DEFINITION 2.3 [6] A second order q.m. continuous process  $\alpha(\mathbf{x}, \vartheta)$  on a closed interval  $D_p$  has an orthogonal decomposition

$$\alpha(\mathbf{x},\vartheta) = \tilde{\alpha}(\mathbf{x}) + \sum_{i=1}^{\infty} \sqrt{\lambda_i} f_i(\mathbf{x}) \zeta_i(\vartheta)$$
(2.1)

$$E[\zeta_m \zeta_n] = \delta_{mn} \; ; \; \int_D f_m(\mathbf{x}) f_n(\mathbf{x}) d\mathbf{x} = \delta_{mn}$$
(2.2)

where  $\tilde{\alpha}(\mathbf{x})$  is the mathematical expectation of the process  $\alpha(\mathbf{x}, \vartheta)$ , if, and only if, the  $\lambda_i$  are the eigenvalues and  $f_i(\mathbf{x})$  are the orthonormalized eigenfunctions of  $C(\mathbf{x}_1, \mathbf{x}_2)$ . Then the expansion converges in q.m. uniformly on  $D_p$ .

The Fourier-type series expansion form in equation (2.1) is the Karhunen-Loeve expansion (KLE) which is an optimal way of representing a random process based on the spectral decomposition of the given covariance kernel. The expansion converts a random process into a model with a minimum degree of freedom and minimizes the mean-square error of the finiteterm representation [9]. From the viewpoint of practice, the summation terms of equation (2.1) can be truncate at finite number  $N_{kl}$  which is determined by the decay trend of eignevalues to ensure the acceptable error. Notes that the decay trend is crucial, since the truncated number determines the computational efficiency and complexity of the work. General speaking, the smoother covariance function behaves the faster eigenvalues of KLE decay. The eigenvalues and eigenfunctions can be derived form the following Fredholm integral equation:

$$\int_{D_p} C(\mathbf{x}_1, \mathbf{x}_2) f_n(\mathbf{x}_2) d\mathbf{x}_2 = \lambda_n f_n(\mathbf{x}_1)$$
(2.3)

Form the definition of covariance function, it's with bounded, symmetric and positive definite property. The fact guarantees a number of properties for the eigenfunctions and the eigenvalues that are the solutions of equation (2.3).

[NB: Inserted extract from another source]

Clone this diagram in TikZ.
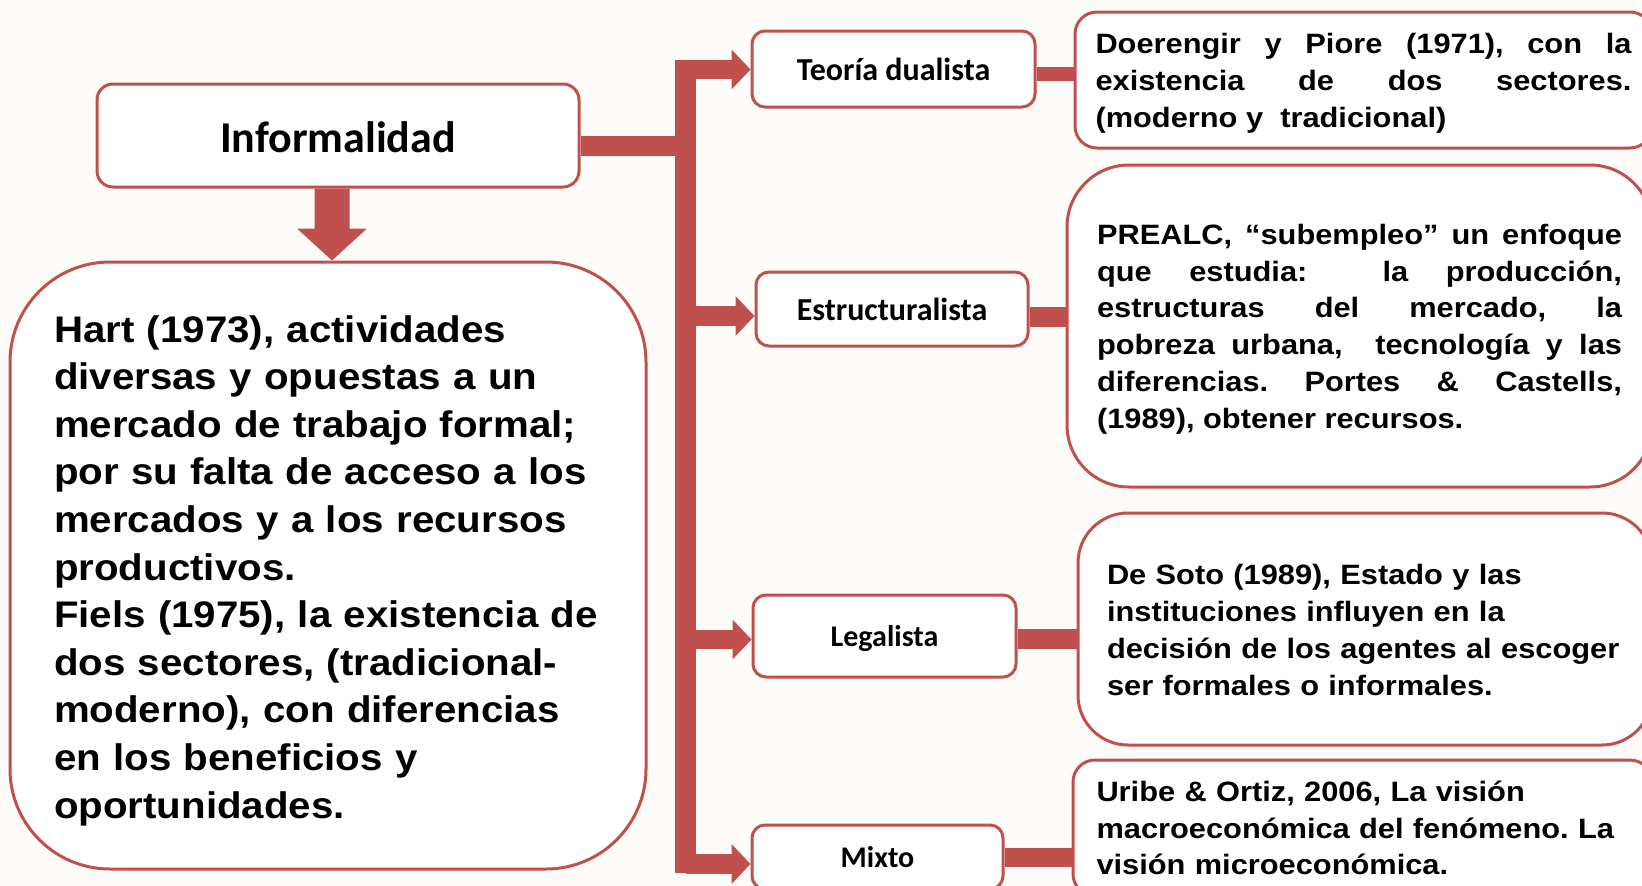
\documentclass[tikz,border=0pt]{standalone}
\usepackage{fontspec}
\setmainfont{Liberation Sans}
\newfontfamily\labfont{Carlito}
\newfontfamily\txtfont[FakeStretch=1.1]{Liberation Sans}
\newfontfamily\bigfont[FakeStretch=1.088]{Liberation Sans}
\usetikzlibrary{calc}
\definecolor{accred}{HTML}{C0504D}
\definecolor{bgcol}{HTML}{FDFCF9}
\frenchspacing
\begin{document}
\begin{tikzpicture}[x=1pt,y=-1pt,
  box/.style={draw=accred, line width=3pt, fill=white, inner sep=0pt},
  lab/.style={box, font=\labfont\bfseries\fontsize{32}{38}\selectfont, rounded corners=13pt},
  desc/.style={inner sep=0pt, font=\txtfont\bfseries\fontsize{28}{36.8}\selectfont},
  conn/.style={accred, line width=#1, line cap=butt},
  ]
\useasboundingbox (0,0) rectangle (1642,886);
\fill[bgcol] (0,0) rectangle (1642,886);
\clip (0,0) rectangle (1642,886);

% main nodes
\node[lab, font=\labfont\bfseries\fontsize{44}{50}\selectfont, minimum width=482pt, minimum height=103pt, rounded corners=16pt, text depth=0pt, text height=0pt] (inf) at (338,135.5) {};
\node[inner sep=0pt, font=\labfont\bfseries\fontsize{44}{50}\selectfont, yshift=-2pt] (inftxt) at (inf.center) {Informalidad};
\node[box, minimum width=636pt, minimum height=607pt, rounded corners=100pt] (hart) at (328,565.5) {};
\node[desc, font=\bigfont\bfseries\fontsize{37}{47.6}\selectfont, text width=548pt, align=left, yshift=-5pt] (harttxt) at (hart.center) {Hart (1973), actividades\\
diversas y opuestas a un\\
mercado de trabajo formal;\\
por su falta de acceso a los\\
mercados y a los recursos\\
productivos.\\
Fiels (1975), la existencia de\\
dos sectores, (tradicional-\\
moderno), con diferencias\\
en los beneficios y\\
oportunidades.};

% category nodes
\node[lab, minimum width=283pt, minimum height=76pt] (teo) at (893.5,69) {Teoría dualista};
\node[lab, minimum width=272pt, minimum height=74pt] (est) at (892,309) {Estructuralista};
\node[lab, font=\labfont\bfseries\fontsize{30}{36}\selectfont, minimum width=263pt, minimum height=82pt] (leg) at (884.5,636) {};
\node[inner sep=0pt, font=\labfont\bfseries\fontsize{30}{36}\selectfont, yshift=-3pt] (legtxt) at (leg.center) {Legalista};
\node[lab, font=\labfont\bfseries\fontsize{30}{36}\selectfont, minimum width=251pt, minimum height=64pt] (mix) at (877.5,857) {Mixto};

% description boxes
\node[box, minimum width=577pt, minimum height=136pt, rounded corners=22pt] (doer) at (1363.5,80) {};
\node[desc, text width=536pt, align=justify, yshift=-3pt] (doertxt) at (doer.center) {Doerengir y Piore (1971), con la\linebreak existencia de dos sectores.\linebreak (moderno y\ \ tradicional)};
\node[box, minimum width=585pt, minimum height=322pt, rounded corners=62pt] (prealc) at (1359.5,326) {};
\node[desc, text width=525pt, align=justify, yshift=-3pt] (prealctxt) at (prealc.center) {PREALC, “subempleo” un enfoque\linebreak que estudia:\ \ la producción,\linebreak estructuras del mercado, la\linebreak pobreza urbana,\ \ tecnología y las\linebreak diferencias. Portes \& Castells,\linebreak (1989), obtener recursos.};
\node[box, minimum width=574pt, minimum height=232pt, rounded corners=50pt] (soto) at (1365,629) {};
\node[desc, text width=516pt, align=left, yshift=-1pt] (sototxt) at (soto.center) {De Soto (1989), Estado y las\\
instituciones influyen en la\\
decisión de los agentes al escoger\\
ser formales o informales.};
\node[box, minimum width=579pt, minimum height=136pt, rounded corners=22pt] (uribe) at (1362.5,828) {};
\node[desc, text width=532pt, align=left] (uribetxt) at (uribe.center) {Uribe \& Ortiz, 2006, La visión\\
macroeconómica del fenómeno. La\\
visión microeconómica.};

% down arrow
\coordinate (dtop) at ($(inf.south)+(-6,0)$);
\coordinate (dtip) at (hart.north -| dtop);
\fill[accred] ($(dtop)+(-17.5,0)$) -- ($(dtop)+(17.5,0)$) -- ($(dtop)+(17.5,40)$) -- ($(dtop)+(35,40)$) -- (dtip) -- ($(dtop)+(-35,40)$) -- ($(dtop)+(-17.5,40)$) -- cycle;

% trunk
\coordinate (bartop) at (685.5,60);
\coordinate (barbot) at (685.5,873);
\draw[conn=21pt] (bartop) -- (barbot);
\coordinate (infout) at ($(inf.east)+(0,10)$);
\draw[conn=20pt] (infout) -- (infout -| bartop);

% arms with arrow heads
\foreach \t/\d in {teo/0.5, est/7, leg/3.5, mix/7}{
  \coordinate (tin) at ($(\t.west)+(0,\d)$);
  \draw[conn=19.5pt] (tin -| bartop) -- ($(tin)+(-18,0)$);
  \fill[accred] (tin) -- ($(tin)+(-19,-20)$) -- ($(tin)+(-19,20)$) -- cycle;
}

% right connectors
\coordinate (c1) at ($(teo.east)+(0,5)$);
\draw[conn=14pt] (c1) -- (c1 -| doer.west);
\coordinate (c2) at ($(est.east)+(0,8)$);
\draw[conn=20pt] (c2) -- (c2 -| prealc.west);
\coordinate (c3) at ($(leg.east)+(0,3)$);
\draw[conn=20pt] (c3) -- (c3 -| soto.west);
\coordinate (c4) at ($(mix.east)+(0,0)$);
\draw[conn=19pt] (c4) -- (c4 -| uribe.west);
\end{tikzpicture}
\end{document}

- 1. The eigenfunction set  $f_i(\mathbf{x})$  is orthogonal and complete.
- 2. The eigenvalues are all positive real numbers.
- 3. There are at most countably infinite set of eigenvalues.

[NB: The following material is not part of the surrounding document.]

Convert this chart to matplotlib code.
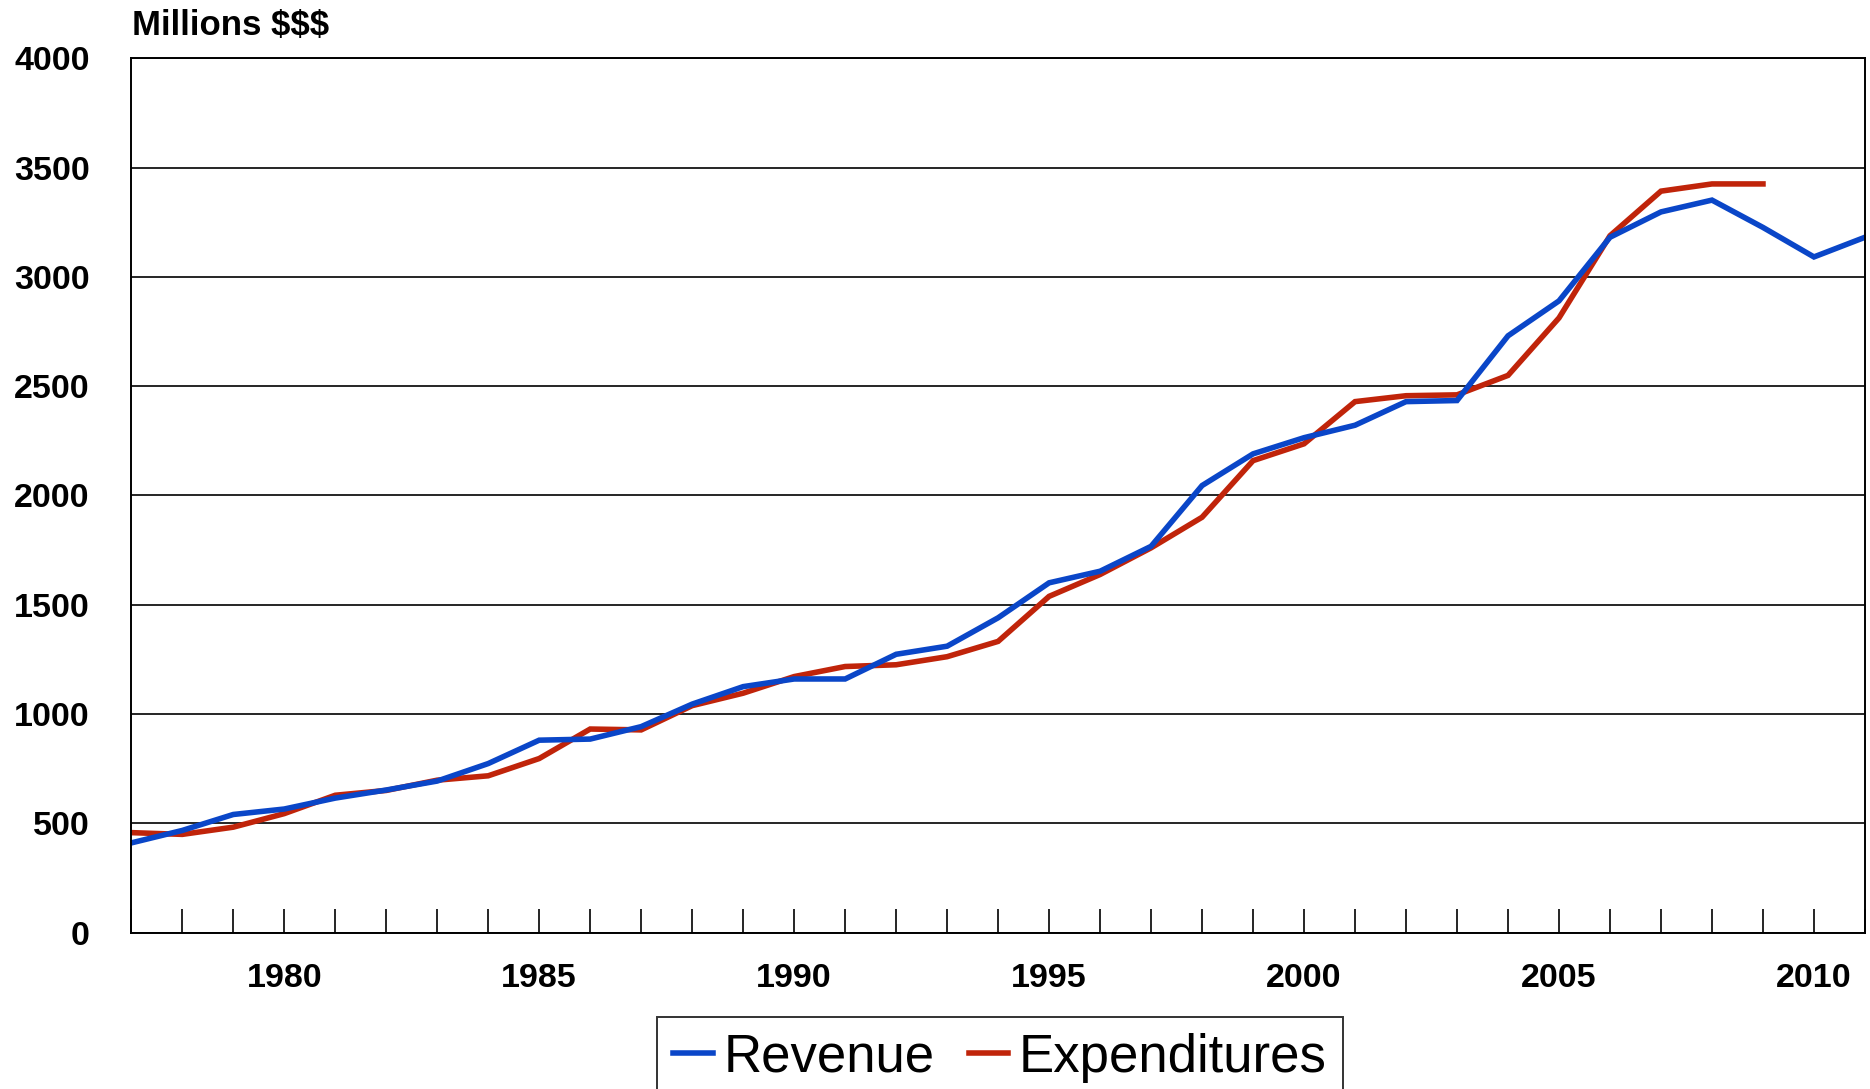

4. The covariance kernel admits of the following uniformly convergent expansion

$$C(\mathbf{x}_1, \mathbf{x}_2) = \sum_{k=1}^{\infty} \lambda_k f_k(\mathbf{x}_1) f_k(\mathbf{x}_2)$$
(2.4)

The physical parameter such as channel length with spatial correlation can be expanded to a Fourier-type series by Karhunen-Loeve expansion.

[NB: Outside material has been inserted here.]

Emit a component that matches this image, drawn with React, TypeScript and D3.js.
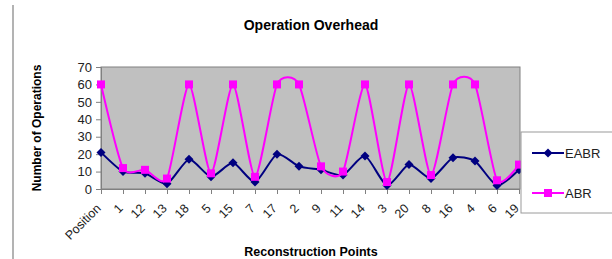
import React, { useRef, useEffect } from 'react';
import * as d3 from 'd3';

const categories = ['Position', '1', '12', '13', '18', '5', '15', '7', '17', '2', '9', '11', '14', '3', '20', '8', '16', '4', '6', '19'];
const eabrValues = [21, 10, 9, 3, 17, 7, 15, 4, 20, 13, 11, 8, 19, 2, 14, 6, 18, 16, 2, 11];
const abrValues = [60, 12, 11, 6, 60, 9, 60, 7, 60, 60, 13, 10, 60, 4, 60, 8, 60, 60, 5, 14];
const yTicks = [0, 10, 20, 30, 40, 50, 60, 70];

const W = 612;
const H = 259;
const font = 'Arial, "Liberation Sans", sans-serif';

const App = () => {
  const svgRef = useRef(null);

  useEffect(() => {
    const svg = d3.select(svgRef.current);
    svg.selectAll('*').remove();

    const plot = { left: 101, right: 520, top: 67, bottom: 189 };

    const x = d3.scalePoint().domain(categories).range([plot.left, plot.right - 1]).padding(0);
    const y = d3.scaleLinear().domain([0, 70]).range([plot.bottom, plot.top]);

    // frame line at left
    svg.append('line')
      .attr('x1', 13).attr('x2', 13).attr('y1', 5).attr('y2', H)
      .attr('stroke', '#9a9a9a').attr('stroke-width', 1.5);

    // title
    svg.append('text')
      .attr('x', 311).attr('y', 30)
      .attr('text-anchor', 'middle')
      .attr('font-family', font).attr('font-weight', 'bold').attr('font-size', 14)
      .text('Operation Overhead');

    // plot area
    svg.append('rect')
      .attr('x', plot.left).attr('y', plot.top)
      .attr('width', plot.right - plot.left).attr('height', plot.bottom - plot.top)
      .attr('fill', '#c0c0c0').attr('stroke', '#808080').attr('stroke-width', 1);

    // y axis
    const yAxis = svg.append('g')
      .attr('transform', `translate(${plot.left},0)`)
      .call(d3.axisLeft(y).tickValues(yTicks).tickSize(5).tickPadding(4));
    yAxis.select('.domain').attr('stroke', '#808080');
    yAxis.selectAll('line').attr('stroke', '#808080');
    yAxis.selectAll('text')
      .attr('font-family', font).attr('font-size', 13).attr('fill', '#222');

    // x axis
    const xAxis = svg.append('g')
      .attr('transform', `translate(0,${plot.bottom})`)
      .call(d3.axisBottom(x).tickSize(5).tickSizeOuter(0));
    xAxis.select('.domain').attr('stroke', '#808080');
    xAxis.selectAll('line').attr('stroke', '#808080');
    xAxis.selectAll('text')
      .attr('font-family', font).attr('font-size', 12.5).attr('fill', '#222')
      .attr('text-anchor', 'end')
      .attr('x', 0).attr('y', 0).attr('dy', '0.35em')
      .attr('transform', 'translate(-3,17) rotate(-45)');

    // axis titles
    svg.append('text')
      .attr('transform', `translate(41,128) rotate(-90)`)
      .attr('text-anchor', 'middle')
      .attr('font-family', font).attr('font-weight', 'bold').attr('font-size', 12)
      .text('Number of Operations');

    svg.append('text')
      .attr('x', 311).attr('y', 256)
      .attr('text-anchor', 'middle')
      .attr('font-family', font).attr('font-weight', 'bold').attr('font-size', 12.5)
      .text('Reconstruction Points');

    const line = d3.line<number>()
      .x((_, i) => x(categories[i]))
      .y(d => y(d))
      .curve(d3.curveCardinal.tension(0.35));

    const series = [
      { name: 'EABR', values: eabrValues, color: '#000080', marker: 'diamond' },
      { name: 'ABR', values: abrValues, color: '#ff00ff', marker: 'square' },
    ];

    const drawMarker = (g, m, cx, cy, color) => {
      if (m === 'diamond') {
        g.append('path')
          .attr('d', `M${cx},${cy - 4.5}L${cx + 4.5},${cy}L${cx},${cy + 4.5}L${cx - 4.5},${cy}Z`)
          .attr('fill', color);
      } else {
        g.append('rect')
          .attr('x', cx - 4).attr('y', cy - 4).attr('width', 8).attr('height', 8)
          .attr('fill', color);
      }
    };

    series.forEach(s => {
      const g = svg.append('g');
      g.append('path')
        .datum(s.values)
        .attr('fill', 'none')
        .attr('stroke', s.color)
        .attr('stroke-width', 2)
        .attr('d', line);
      s.values.forEach((v, i) => drawMarker(g, s.marker, x(categories[i]), y(v), s.color));
    });

    // legend
    const lg = svg.append('g');
    lg.append('rect')
      .attr('x', 521).attr('y', 132).attr('width', 100).attr('height', 81)
      .attr('fill', '#fff').attr('stroke', '#9a9a9a');
    series.forEach((s, i) => {
      const ly = 153 + i * 40;
      lg.append('line')
        .attr('x1', 532).attr('x2', 564).attr('y1', ly).attr('y2', ly)
        .attr('stroke', s.color).attr('stroke-width', 2);
      drawMarker(lg, s.marker, 548, ly, s.color);
      lg.append('text')
        .attr('x', 565).attr('y', ly + 5)
        .attr('font-family', font).attr('font-size', 13).attr('fill', '#222')
        .text(s.name);
    });
  }, []);

  return (
    <div style={{ position: 'absolute', left: 0, top: 0 }}>
      <svg ref={svgRef} width={W} height={H} style={{ display: 'block', background: '#fff' }} />
    </div>
  );
};

export default App;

$$L(\mathbf{x},\theta) \simeq \tilde{L}(\mathbf{x}) + \sum_{i=1}^{N_{kl}} \sqrt{\lambda_i} f_i(\mathbf{x}) \zeta_i(\theta)$$
(2.5)

where  $\tilde{L}(\mathbf{x})$  is the mean value function of channel length,  $\lambda_i$  and  $f_i(\mathbf{x})$  are the eigenvalues and eigenfunctions corresponding to the given covariance function, respectively, and  $\theta \in \Omega_L$ . Here,  $\Omega_L$  is the set of manufacturing outcomes for the channel length. The  $\{\zeta_i\}$  is a set of orthonormal random variables with zero mean and unit variance. The system random process can be assumed to be a Gaussian process [30], then the  $\{\zeta_i\}$  is a set of standard Gaussian random variables. It can be shown that the Karhunen-Loeve expansion transforms the random process with spatial correlation to a set of uncorrelated orthonormal random variables and greatly reduces the dimension of random variables. In the same way, the oxide thickness random process can be transformed into a set of standard Gaussian random variables  $\{\varsigma_i\}$ . Indeed, we assume that the oxide thickness random process is independent of channel length, so the two random variables sets ( $\{\zeta_i\}, \{\varsigma_i\}$ ) are independent. For notation, we arrange  $\{\zeta_i\}$  and  $\{\varsigma_i\}$  as  $\{\xi_i\} = \{\zeta_i, \varsigma_j\}$  and  $\{\xi_i\}$  is used as the set of system random variables to expand bases for the random space. In the following subsection, we will introduce the adoptive covariance function for physical parameter random processes, and derive the eigenvalues and eigenfunctions of Karhunen-Loeve expansion for the corresponding covariance function.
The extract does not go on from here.